Here's how Snapchat could justify a $25 billion valuation

It’s official: Snap Inc., the parent company of Snapchat, is going public in an IPO that could value the company anywhere between $20 billion and $25 billion.

To be sure, it’s a landmark moment for the photo-messaging app, which cofounders Evan Spiegel, Bobby Murphy and Reggie Brown launched just over five years ago and now attracts over 60 million daily active users. But is Snap Inc. really worth as much as $25 billion?

Simply put, “yes,” according to Charlene Li, CEO and founder of Altimeter Group, the San Francisco, Calif.-based internet research and consulting firm.

One need look no further the top line of Snap Inc., whose main product involves sending self-erasing photos to your friends. Earlier this year, leaked documents revealed the startup expects to generate between $500 million and $1 billion in revenues in 2017, a healthy figure backed by third-party digital research firm eMarketer. Indeed, eMarketer expects Snap Inc. to make $935.5 million next year, up from $366.7 million in ad sales in 2016.

“The revenues are really good quality revenues,” explains Li, who views a 20 to 1 ratio of valuation to revenues as solid. “These are brand marketers who are saying, ‘Hey, they are shifting brand dollars — real brand dollars on other parts of the budget — to Snapchat.’ More than anything else, because people are engaging with them, it is also a way to tap into something that is completely private as opposed to Facebook or Twitter.”

While Facebook’s revenues, in particular, continue to exceed Wall Street expectations, driven largely by robust mobile ad sales, Snapchat’s success with brand marketers seems more surprising, given Snapchat’s inherent product focus is based around privacy.

Content posted on Facebook (FB) and Twitter (TWTR) is more geared towards public consumption, or at least consumption by a larger group of people. That’s less so the case for Snapchat, which originally launched in September 2011 as an ethereal messaging app where messages from one user to another vanished in 10 seconds or less.

But as Snapchat matured so did its product, and Spiegel, Snapchat’s CEO, has proven incredibly savvy in expanding the app in ways that seemed counterintuitive at the time but built and expanded user engagement. In January 2015, for example, Snapchat launched Snapchat Discover, which allowed media outlets from Cosmopolitan to The Wall Street Journal to publish content in a new section of the app.

More recently, Snapchat helped popularize augmented reality with Snapchat Lenses: masks, designs, and graphics that digitally superimposed on your face.

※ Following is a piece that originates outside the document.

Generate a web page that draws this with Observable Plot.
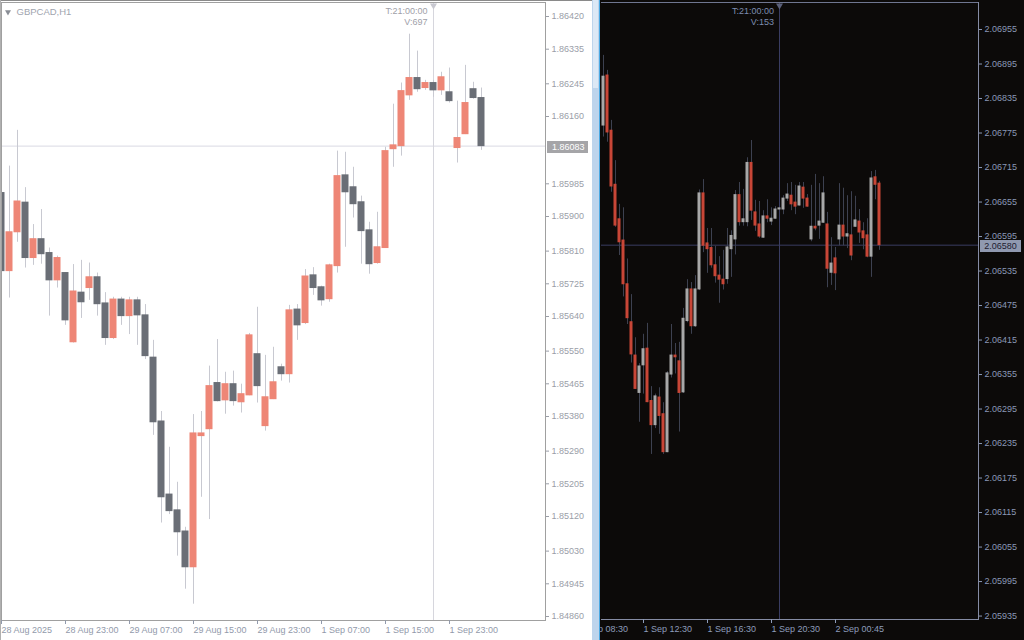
<!DOCTYPE html>
<html>
<head>
<meta charset="utf-8">
<script src="https://cdn.jsdelivr.net/npm/d3@7"></script>
<script src="https://cdn.jsdelivr.net/npm/@observablehq/plot@0.6"></script>
<style>
  html, body { margin:0; padding:0; width:1024px; height:640px; overflow:hidden; background:#fff; }
  #left { position:absolute; left:0; top:0; width:592px; height:640px; overflow:hidden; background:#fff; }
  #right { position:absolute; left:600px; top:0; width:424px; height:640px; overflow:hidden; background:#0c0a09; }
  #strip { position:absolute; left:592px; top:0; width:7px; height:640px; background:#bdd4ec; }
  #thumb { position:absolute; left:593px; top:0; width:5px; height:88px; background:#dce8f5; }
  #edge { position:absolute; left:599px; top:0; width:1px; height:640px; background:#4aa9e3; }
  #topline { position:absolute; left:0; top:0; width:592px; height:1px; background:#8a8a8a; }
  #leftline { position:absolute; left:0; top:0; width:1px; height:640px; background:#b0b0b0; }
  svg { display:block; }
</style>
</head>
<body>
<div id="left"></div>
<div id="strip"></div><div id="thumb"></div><div id="edge"></div>
<div id="right"></div>
<div id="topline"></div><div id="leftline"></div>
<script>
// ---------- GBPCAD H1 (left panel) ----------
const gbpcadOpen = [1.85961,1.85758,1.85859,1.85936,1.85792,1.85841,1.85805,1.85734,1.85753,1.85573,
  1.85702,1.85714,1.85742,1.85674,1.85584,1.85684,1.85641,1.85682,1.85643,1.85533,
  1.85367,1.85177,1.85136,1.85081,1.84988,1.85329,1.85347,1.85467,1.85422,1.85464,
  1.85417,1.85435,1.85542,1.85355,1.85425,1.85508,1.85490,1.85658,1.85623,1.85747,
  1.85716,1.85685,1.85771,1.86007,1.85976,1.85937,1.85864,1.85779,1.85818,1.86075,
  1.86083,1.86215,1.86260,1.86234,1.86247,1.86228,1.86223,1.86078,1.86114,1.86231,1.86208];
const gbpcadHigh = [1.85978,1.86031,1.86124,1.85975,1.85879,1.85918,1.85818,1.85797,1.85754,1.85775,
  1.85786,1.85779,1.85753,1.85702,1.85690,1.85690,1.85690,1.85690,1.85671,1.85578,
  1.85393,1.85300,1.85209,1.85092,1.85385,1.85393,1.85511,1.85580,1.85495,1.85498,
  1.85464,1.85596,1.85664,1.85539,1.85560,1.85516,1.85669,1.85671,1.85762,1.85767,
  1.85719,1.85776,1.86070,1.86067,1.86028,1.85953,1.85885,1.85911,1.86080,1.86192,
  1.86247,1.86374,1.86330,1.86254,1.86254,1.86275,1.86286,1.86200,1.86293,1.86249,1.86234];
const gbpcadLow = [1.85706,1.85688,1.85833,1.85766,1.85773,1.85776,1.85641,1.85714,1.85617,1.85571,
  1.85635,1.85682,1.85641,1.85565,1.85580,1.85617,1.85593,1.85565,1.85528,1.85331,
  1.85103,1.85125,1.85017,1.84931,1.84892,1.85170,1.85112,1.85418,1.85386,1.85407,
  1.85389,1.85434,1.85415,1.85342,1.85424,1.85472,1.85467,1.85578,1.85619,1.85695,
  1.85667,1.85677,1.85753,1.85820,1.85896,1.85776,1.85750,1.85776,1.85817,1.86028,
  1.86057,1.86202,1.86223,1.86228,1.86210,1.86215,1.86195,1.86039,1.86113,1.86205,1.86072];
const gbpcadClose = [1.85758,1.85859,1.85939,1.85792,1.85841,1.85802,1.85734,1.85792,1.85630,1.85705,
  1.85677,1.85742,1.85672,1.85584,1.85684,1.85641,1.85682,1.85643,1.85537,1.85365,
  1.85170,1.85134,1.85079,1.84988,1.85336,1.85336,1.85459,1.85420,1.85464,1.85420,
  1.85438,1.85591,1.85459,1.85430,1.85469,1.85490,1.85656,1.85617,1.85744,1.85714,
  1.85682,1.85773,1.86005,1.85963,1.85932,1.85862,1.85776,1.85820,1.86070,1.86085,
  1.86226,1.86260,1.86231,1.86247,1.86228,1.86262,1.86200,1.86104,1.86195,1.86208,1.86083];
const gbpcadPriceTicks = [1.86420,1.86335,1.86245,1.86160,1.85985,1.85900,1.85810,1.85725,1.85640,
  1.85550,1.85465,1.85380,1.85290,1.85205,1.85120,1.85030,1.84945,1.84860];
const gbpcadTimeTickIndex = [0, 8, 16, 24, 32, 40, 48, 56];
const gbpcadTimeTickLabels = ["28 Aug 2025","28 Aug 23:00","29 Aug 07:00","29 Aug 15:00",
  "29 Aug 23:00","1 Sep 07:00","1 Sep 15:00","1 Sep 23:00"];
const gbpcadLast = 1.86083;
const gbpcadCrossIndex = 54;
const gbpcadTitle = "GBPCAD,H1";
const gbpcadCrossText = "T:21:00:00\nV:697";

// ---------- M15 (right panel) ----------
const m15Open = [2.06788,2.06875,2.06779,2.06685,2.06625,2.06588,2.06512,2.06446,2.06388,2.06323,
  2.06371,2.06400,2.06309,2.06267,2.06315,2.06286,2.06220,2.06355,2.06388,2.06378,
  2.06324,2.06448,2.06503,2.06439,2.06503,2.06670,2.06583,2.06575,2.06545,2.06527,
  2.06520,2.06521,2.06573,2.06590,2.06667,2.06620,2.06620,2.06723,2.06637,2.06616,
  2.06593,2.06630,2.06621,2.06626,2.06642,2.06642,2.06661,2.06666,2.06654,2.06649,
  2.06680,2.06661,2.06590,2.06612,2.06614,2.06619,2.06616,2.06532,2.06557,2.06590,
  2.06614,2.06595,2.06597,2.06612,2.06621,2.06604,2.06597,2.06560,2.06698,2.06687];
const m15High = [2.06910,2.06884,2.06797,2.06727,2.06651,2.06645,2.06556,2.06494,2.06419,2.06374,
  2.06425,2.06444,2.06334,2.06321,2.06332,2.06306,2.06360,2.06442,2.06409,2.06411,
  2.06470,2.06520,2.06515,2.06527,2.06676,2.06694,2.06609,2.06609,2.06578,2.06560,
  2.06571,2.06609,2.06605,2.06675,2.06689,2.06677,2.06732,2.06762,2.06658,2.06656,
  2.06640,2.06659,2.06645,2.06647,2.06645,2.06666,2.06687,2.06689,2.06684,2.06689,
  2.06689,2.06668,2.06684,2.06703,2.06687,2.06699,2.06637,2.06593,2.06576,2.06687,
  2.06679,2.06666,2.06673,2.06665,2.06642,2.06619,2.06626,2.06708,2.06710,2.06691];
const m15Low = [2.06768,2.06759,2.06672,2.06611,2.06562,2.06490,2.06442,2.06375,2.06329,2.06272,
  2.06321,2.06306,2.06216,2.06261,2.06251,2.06216,2.06219,2.06349,2.06356,2.06255,
  2.06322,2.06445,2.06425,2.06437,2.06501,2.06567,2.06531,2.06540,2.06514,2.06479,
  2.06502,2.06512,2.06524,2.06563,2.06613,2.06613,2.06612,2.06623,2.06604,2.06592,
  2.06592,2.06619,2.06614,2.06625,2.06640,2.06633,2.06656,2.06640,2.06633,2.06648,
  2.06644,2.06646,2.06586,2.06605,2.06590,2.06618,2.06506,2.06510,2.06501,2.06579,
  2.06579,2.06574,2.06553,2.06611,2.06583,2.06572,2.06558,2.06524,2.06659,2.06571];
const m15Close = [2.06873,2.06776,2.06682,2.06614,2.06585,2.06512,2.06453,2.06390,2.06330,2.06369,
  2.06399,2.06307,2.06267,2.06317,2.06283,2.06220,2.06357,2.06388,2.06385,2.06323,
  2.06452,2.06503,2.06439,2.06503,2.06670,2.06579,2.06573,2.06545,2.06526,2.06520,
  2.06512,2.06576,2.06596,2.06667,2.06620,2.06625,2.06723,2.06640,2.06614,2.06595,
  2.06630,2.06626,2.06626,2.06642,2.06644,2.06661,2.06668,2.06651,2.06647,2.06682,
  2.06661,2.06647,2.06612,2.06609,2.06621,2.06670,2.06539,2.06548,2.06531,2.06614,
  2.06595,2.06599,2.06562,2.06623,2.06602,2.06592,2.06560,2.06696,2.06685,2.06580];
const m15PriceTicks = [2.06955,2.06895,2.06835,2.06775,2.06715,2.06655,2.06595,2.06535,2.06475,
  2.06415,2.06355,2.06295,2.06235,2.06175,2.06115,2.06055,2.05995,2.05935];
const m15TimeTickIndex = [-6, 10, 26, 42, 58];
const m15TimeTickLabels = ["1 Sep 08:30","1 Sep 12:30","1 Sep 16:30","1 Sep 20:30","2 Sep 00:45"];
const m15Last = 2.06580;
const m15CrossIndex = 44;
const m15CrossText = "T:21:00:00\nV:153";

// ---------- helpers ----------
const fmt5 = d3.format(".5f");
function candles(o, h, l, c) {
  return o.map((_, i) => ({i, o: o[i], h: h[i], l: l[i], c: c[i]}));
}
function priceTag(price, boxFill, textFill, textDx) {
  return (index, scales, values, dim) => {
    const y = Math.round(scales.y(price));
    const x0 = dim.width - dim.marginRight + 2;
    const g = d3.create("svg:g");
    g.append("rect").attr("x", x0).attr("y", y - 5).attr("width", 41).attr("height", 12).attr("fill", boxFill);
    g.append("text").attr("x", x0 + textDx).attr("y", y + 1).attr("dy", "0.34em")
      .attr("text-anchor", "start").attr("fill", textFill).attr("font-size", 9).text(fmt5(price));
    return g.node();
  };
}
const font = "'Liberation Sans', Arial, sans-serif";

// ---------- left chart ----------
const L = candles(gbpcadOpen, gbpcadHigh, gbpcadLow, gbpcadClose);
const leftLabel = new Map(gbpcadTimeTickIndex.map((d, i) => [d, gbpcadTimeTickLabels[i]]));
const leftChart = Plot.plot({
  width: 592, height: 640,
  marginLeft: 1, marginRight: 47, marginTop: 2, marginBottom: 20,
  style: {background: "transparent", fontFamily: font, fontSize: "9px"},
  x: {domain: [0, 68], axis: null},
  y: {domain: [1.848496, 1.864564], axis: null},
  color: {type: "identity"},
  marks: [
    Plot.ruleY([gbpcadLast], {stroke: "#d9d9e3"}),
    Plot.ruleX([gbpcadCrossIndex], {stroke: "#d6d6dd"}),
    Plot.ruleX(L, {x: "i", y1: "l", y2: "h", stroke: "#c8c9d1"}),
    Plot.rect(L, {x1: d => d.i - 0.4375, x2: d => d.i + 0.4375, y1: "o", y2: "c",
      fill: d => d.c >= d.o ? "#ee8676" : "#6a6e76", insetTop: -0.5, insetBottom: -0.5}),
    Plot.frame({stroke: "#a0a0a0"}),
    Plot.axisY(gbpcadPriceTicks, {anchor: "right", label: null, tickSize: 3, tickPadding: 3, tickFormat: fmt5, color: "#9a9ea8"}),
    Plot.axisX(gbpcadTimeTickIndex, {anchor: "bottom", label: null, tickSize: 4, tickPadding: 2,
      tickFormat: d => leftLabel.get(d), textAnchor: "start", color: "#929aab"}),
    Plot.text([gbpcadTitle], {frameAnchor: "top-left", dx: 15, dy: 6, textAnchor: "start", lineAnchor: "top",
      fill: "#a0a4ae", fontSize: 9.5}),
    Plot.dot([0], {frameAnchor: "top-left", dx: 6.5, dy: 9.5, symbol: "triangle", rotate: 180, r: 2.2, fill: "#8a8e96", stroke: null}),
    Plot.text([gbpcadCrossText], {x: () => gbpcadCrossIndex, frameAnchor: "top", textAnchor: "end", lineAnchor: "top",
      dx: -6, dy: 4, lineHeight: 1.19, fill: "#a0a0a8"}),
    Plot.dot([gbpcadCrossIndex], {x: d => d, frameAnchor: "top", dy: 3, symbol: "triangle", rotate: 180, r: 2.6, fill: "#c8c8d0", stroke: null}),
    priceTag(gbpcadLast, "#a5a5a8", "#ffffff", 5)
  ]
});
document.getElementById("left").appendChild(leftChart);

// ---------- right chart ----------
const R = candles(m15Open, m15High, m15Low, m15Close);
const rightLabel = new Map(m15TimeTickIndex.map((d, i) => [d, m15TimeTickLabels[i]]));
const rightChart = Plot.plot({
  width: 424, height: 640,
  marginLeft: 1, marginRight: 46, marginTop: 2, marginBottom: 21,
  style: {background: "transparent", fontFamily: font, fontSize: "9px"},
  x: {domain: [-0.5, 93.75], axis: null},
  y: {domain: [2.05929, 2.07002], axis: null},
  color: {type: "identity"},
  marks: [
    Plot.ruleY([m15Last], {stroke: "#3a3d62"}),
    Plot.ruleX([m15CrossIndex], {stroke: "#3a3d62"}),
    Plot.ruleX(R, {x: "i", y1: "l", y2: "h", stroke: "#3d4150"}),
    Plot.rect(R, {x1: d => d.i - 0.375, x2: d => d.i + 0.375, y1: "o", y2: "c",
      fill: d => d.c >= d.o ? "#a8a8a8" : "#c84637", insetTop: -0.5, insetBottom: -0.5}),
    Plot.frame({anchor: "top", stroke: "#6f7690"}),
    Plot.frame({anchor: "right", stroke: "#858ca4"}),
    Plot.frame({anchor: "bottom", stroke: "#858ca4"}),
    Plot.axisY(m15PriceTicks, {anchor: "right", label: null, tickSize: 3, tickPadding: 3, tickFormat: fmt5, color: "#8a98b6"}),
    Plot.axisX(m15TimeTickIndex, {anchor: "bottom", label: null, tickSize: 4, tickPadding: 2,
      tickFormat: d => rightLabel.get(d), textAnchor: "start", color: "#8d9cba"}),
    Plot.text([m15CrossText], {x: () => m15CrossIndex, frameAnchor: "top", textAnchor: "end", lineAnchor: "top",
      dx: -5.5, dy: 4, lineHeight: 1.22, fill: "#7d8db0"}),
    Plot.dot([m15CrossIndex], {x: d => d, frameAnchor: "top", dy: 3, symbol: "triangle", rotate: 180, r: 2.6, fill: "#5a607a", stroke: null}),
    priceTag(m15Last, "#9099b0", "#1d2030", 4.3)
  ]
});
document.getElementById("right").appendChild(rightChart);
</script>
</body>
</html>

A Cinco de Mayo lens on the app sponsored and paid for by Taco Bell received 224 million views, for example. Since Lenses, like other Snapchat content, disappear daily — unlike Facebook or Twitter content, which unless deleted, lingers in the digital atmosphere forever — those stats are even more impressive.

WhatsApp is not a good advertising platform,” explains Li, referring to an encrypted messaging service for smartphones. “But Snapchat is fantastic as an advertising platform because it is made for brand advertising because of the visual element of it. I think they’ve been very smart about tapping into this.”

Even more impressive? Where Spiegel potentially takes Snap Inc. from here. Besides an impending IPO, expected next March, the startup released Spectacles this September — a pair of camera-equipped glasses. Just as Facebook experimented with hardware, first with a failed Facebook phone, then the $2 billion acquisition of VR headset maker Oculus, the launch of Spectacles signals Spiegel and Snap Inc. are likewise interested in more than simply controlling the software end but also the hardware that people use to take snaps.

In other words, there’s much more to come from the company once written off as a mere “sexting app.”